Tables With Background Images
One of the most annoying things I encounter when designing is trying to coordinate table backgrounds between IE and Netscape. The root of this problem is Netscape’s interpretation of nested tables
and their backgrounds.
Example: You have a table with a background image and you want to nest another table with no background within the original table. What happens?
IE – The nested table is interpreted as having a transparent background so you can see the original table bg without any problems.
Netscape – Mass chaos. The nested table inherits the original table’s background. So you see the original table’s background, overlapped by the nested table’s inherited background.
Luckily, there’s a quick and easy fix for this problem. Simply open up Fireworks, or whatever your favorite image editor may be and create a 1 x 1 file. Leave the 1 x 1 dot white, and export it as a transparent GIF with white being the transparency.
Essentially, you’re creating a transparent background for all of your nested tables. The transparency allows you to see the original table’s background in IE and Netscape.
Example: You have a very small space you’d like to put a form field text input, for a signup, etc…The form field has to fit into a very specific number of pixels to maintain the look of your page? What to do?

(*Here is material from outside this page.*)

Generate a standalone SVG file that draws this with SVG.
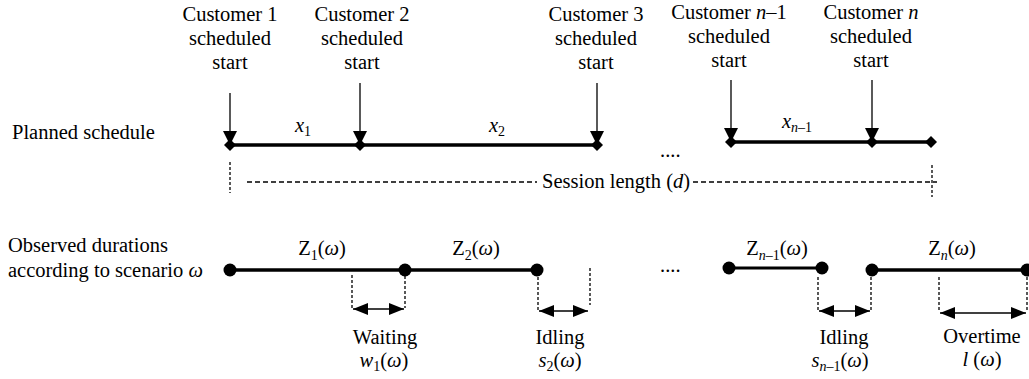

This is a tricky one. Both IE and Netscape interpret the widths of form fields correctly, the problem lies in the font that each respective browser uses for it’s default form field text. If you compare the form field text, you’ll notice that IE uses a narrow font for it’s text, while Netscape used a more wide Serifed font.
Now this doesn’t pose any particular problem until you’re using very strict calculations for table widths and such. You’re going to find that your site will look fine in IE, and not so hot in Netscape.
Even more frustration…
The solution to this problem is as simple as it seems. Design for the lowest common denominator. If it works in IE and doesn’t in Netscape, design it to work in Netscape. Simple.